Photo de Jorge Amat (4)
© Jorge Amat

Jean Streff : Tu peux m’expliquer pourquoi tu as mis ces deux cailloux?

Jorge Amat : Je n’essaye pas de comprendre… c’est venu comme ça! C’est peut-être l’âme d’Ava Gardner, star qui a toujours été malheureuse en amour.

Jean Streff : On pourrait tenter de faire une analyse psychanalytique…

Jorge Amat : On pourrait l’analyser, oui. Moi je ne sais pas… c’est une envie…

Photo de Jorge Amat (3)
© Jorge Amat

Jean Streff : Tout cela est très lié avec ta façon de travailler, de faire fonctionner ton inconscient… presque comme une écriture automatique.

Jorge Amat : Dans ce cas-là, c’est une envie de cailloux, une fonction presque esthétique…

Jean Streff : Oui, mais ce n’est pas n’importe quels cailloux, ils sont ligotés…

Jorge Amat : Oui, tu as raison, c’est le désir ligoté.

Jean Streff : Tu as parlé de photoshop, est-ce que la technique t’a influencé pour ce nouveau travail ?

Jorge Amat : Non, je ne pense pas. Il y a un an je me suis dis qu’il fallait que j’arrive a sortir du coté obsessionnel du nu, tout cela me reliait au monde de mes nuits, de mes rêves, du non-dit… Plus cela devenait public, moins cela me parlait. En fait, je me suis aperçu que c’était surtout le coté caché de ces photos qui me donnait aussi envie de les faire.

Photo de Jorge Amat (2)
© Jorge Amat

Jean Streff : Tu n’as jamais fais d’analyse ?
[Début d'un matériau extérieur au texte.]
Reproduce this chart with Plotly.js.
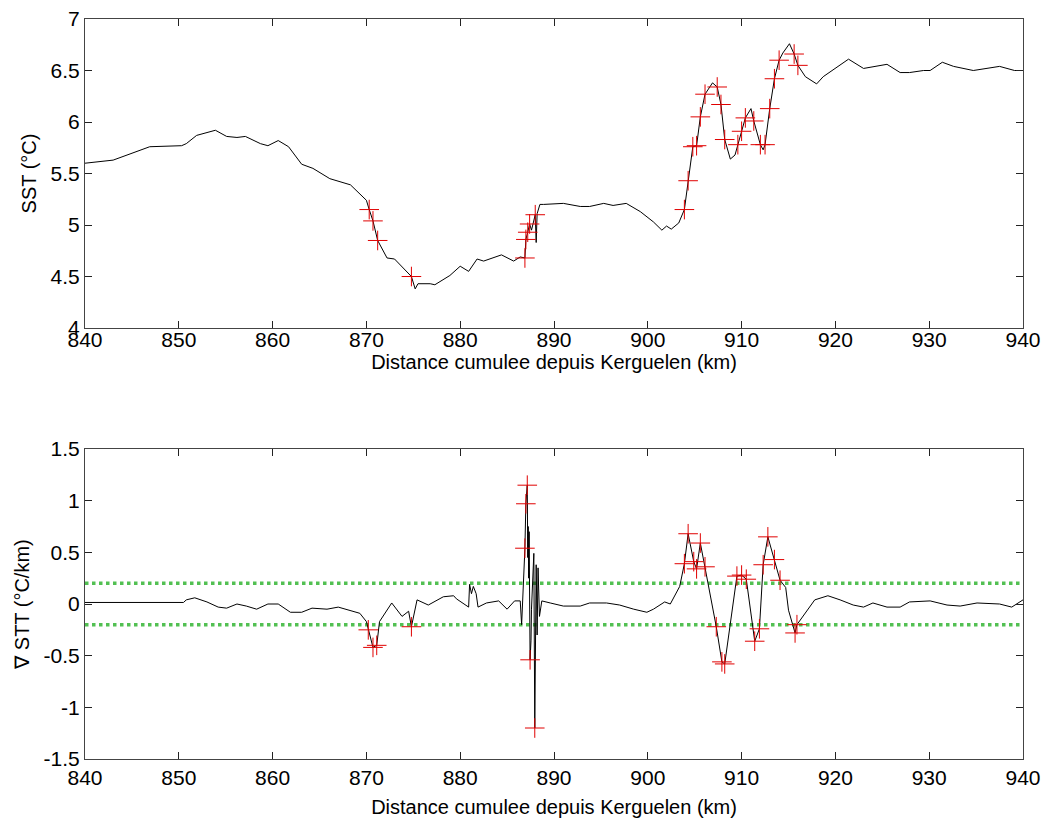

Jorge Amat : Non, je n’ai jamais été chez un psy… et je n’en ai pas envie. J’aurais peur d’y perdre mon imaginaire. Et puis je ne souffre pas, au contraire, alors…

Jean Streff : Peur de perdre ton imaginaire ? C’est lié à ta créativité personnel, le fait d’être obsédé par des images et libéré quand tu les fais.

Jorge Amat : Bien sûr tout cela est lié. En fait moins ma pensée réfléchie intervient, plus mon inconscient se manifeste, plus les photos me paraissent intéressantes.